» Dataset excerpts:
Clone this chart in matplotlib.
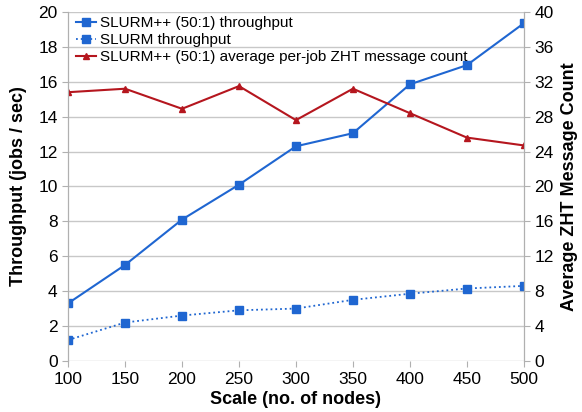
import matplotlib
matplotlib.use("Agg")
import matplotlib.pyplot as plt

plt.rcParams['font.family'] = ['Liberation Sans', 'DejaVu Sans']

# data
scale = [100, 150, 200, 250, 300, 350, 400, 450, 500]
slurmpp_tput = [3.3, 5.5, 8.1, 10.1, 12.3, 13.05, 15.85, 16.95, 19.35]
slurm_tput = [1.2, 2.2, 2.6, 2.9, 3.0, 3.5, 3.85, 4.15, 4.3]
zht_msgs = [30.8, 31.2, 28.9, 31.5, 27.6, 31.2, 28.4, 25.6, 24.7]

blue = '#1f66d1'
red = '#b5161e'

fig = plt.figure(figsize=(5.82, 4.12), dpi=100)
ax = fig.add_axes([0.117, 0.124, 0.783, 0.847])
ax2 = ax.twinx()

l1, = ax.plot(scale, slurmpp_tput, '-s', color=blue, lw=1.5, ms=6,
              label='SLURM++ (50:1) throughput')
l2, = ax.plot(scale, slurm_tput, ':s', color=blue, lw=1.3, ms=6,
              label='SLURM throughput')
l3, = ax2.plot(scale, zht_msgs, '-^', color=red, lw=1.5, ms=5,
               label='SLURM++ (50:1) average per-job ZHT message count')

ax.set_xlim(100, 500)
ax.set_ylim(0, 20)
ax.set_yticks(range(0, 21, 2))
ax2.set_ylim(0, 40)
ax2.set_yticks(range(0, 41, 4))
ax.set_xticks(scale)

ax.grid(axis='y', color='#c8c8c8', lw=1)
ax.set_axisbelow(True)
for a in (ax, ax2):
    a.spines['top'].set_visible(False)
    a.spines['left'].set_color('#b0b0b0')
    a.spines['right'].set_color('#b0b0b0')
    a.spines['bottom'].set_visible(False)
    a.tick_params(labelsize=12.5, color='#b0b0b0', length=4)
ax.tick_params(axis='x', length=4, pad=4)

ax.set_xlabel('Scale (no. of nodes)', fontsize=13, fontweight='bold', labelpad=3)
ax.set_ylabel('Throughput (jobs / sec)', fontsize=13, fontweight='bold', labelpad=8)
ax2.set_ylabel('Average ZHT Message Count', fontsize=13, fontweight='bold', labelpad=5)

ax.legend(handles=[l1, l2, l3], loc='upper left', frameon=False, fontsize=11,
          handlelength=1.3, handletextpad=0.3, labelspacing=0.2,
          borderaxespad=0.1, bbox_to_anchor=(0.0, 1.01))

fig.savefig('out.png', dpi=100)
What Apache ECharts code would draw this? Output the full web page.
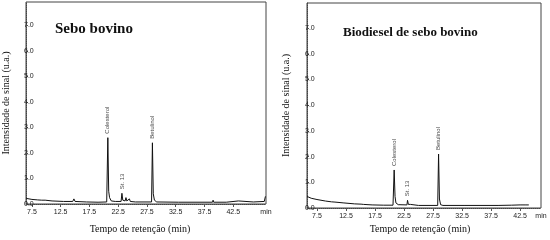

» Description of the task: Write out nothing but the lines from the start of the data through the line with "plt.rcParams['font.family'] = ['Liberation". Leave out the pictures.

» Result:
Clone this chart in matplotlib.
import matplotlib
matplotlib.use("Agg")
import matplotlib.pyplot as plt

plt.rcParams['font.family'] = ['Liberation Sans', 'DejaVu Sans']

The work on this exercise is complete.